Sommerfest's music director wears two hats

by Alison Young, Minnesota Public Radio
July 23, 2009

Minneapolis, Minn. — Andrew Litton began studying piano when he was 5, but by the time he reached his 10th birthday, he knew his career would be as a conductor.

Fortunately for him -- and us -- he has been able to combine the two careers. For this week's live broadcast from Sommerfest, he'll do both.

Andrew Litton leads the Minnesota Orchestra this Friday in a Sommerfest concert that includes some major hits.

Paul Dukas' masterful "Scherzo after a Ballad by Goethe" is much better known as "The Sorcerer's Apprentice," a piece made famous by a pointy-hatted sorcerer-in-training Mickey Mouse in Disney's "Fantasia."
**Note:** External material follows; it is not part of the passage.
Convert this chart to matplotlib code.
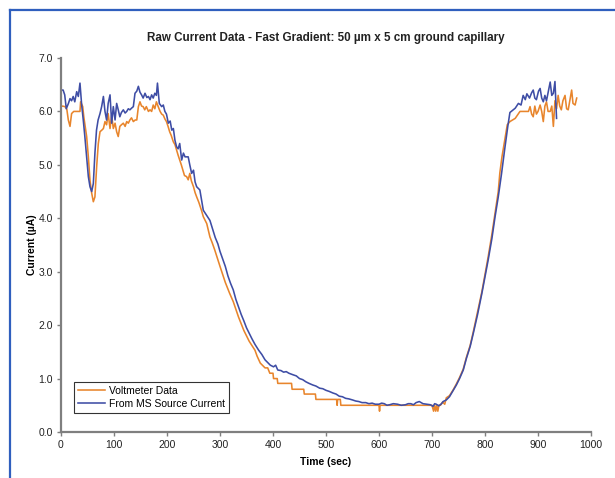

The Symphony No. 3 by Camille Saint-Saens includes two pianos and an organ. But it was the organ that won out, hence the nickname "Organ Symphony." It's not so much a concerto as a piece for expanded orchestra, where Saint-Saens could utilize the two instruments he played as a virtuoso himself.

Andrew Litton will need to put down his baton to conduct Gershwin's "Rhapsody in Blue," to keep his hands free to perform at the piano. It's the ultimate American work; jazz-inspired in classical form and perfect summer fare.

The one piece new to most audiences is the short "Eclogue" by English composer Gerald Finzi. He much preferred country life to bustling London, and described this ramble as "untroubled serenity."

Jeff Esworthy hosts the live broadcast of Sommerfest from Orchestra Hall, this Friday at 8 p.m. on Classical MPR.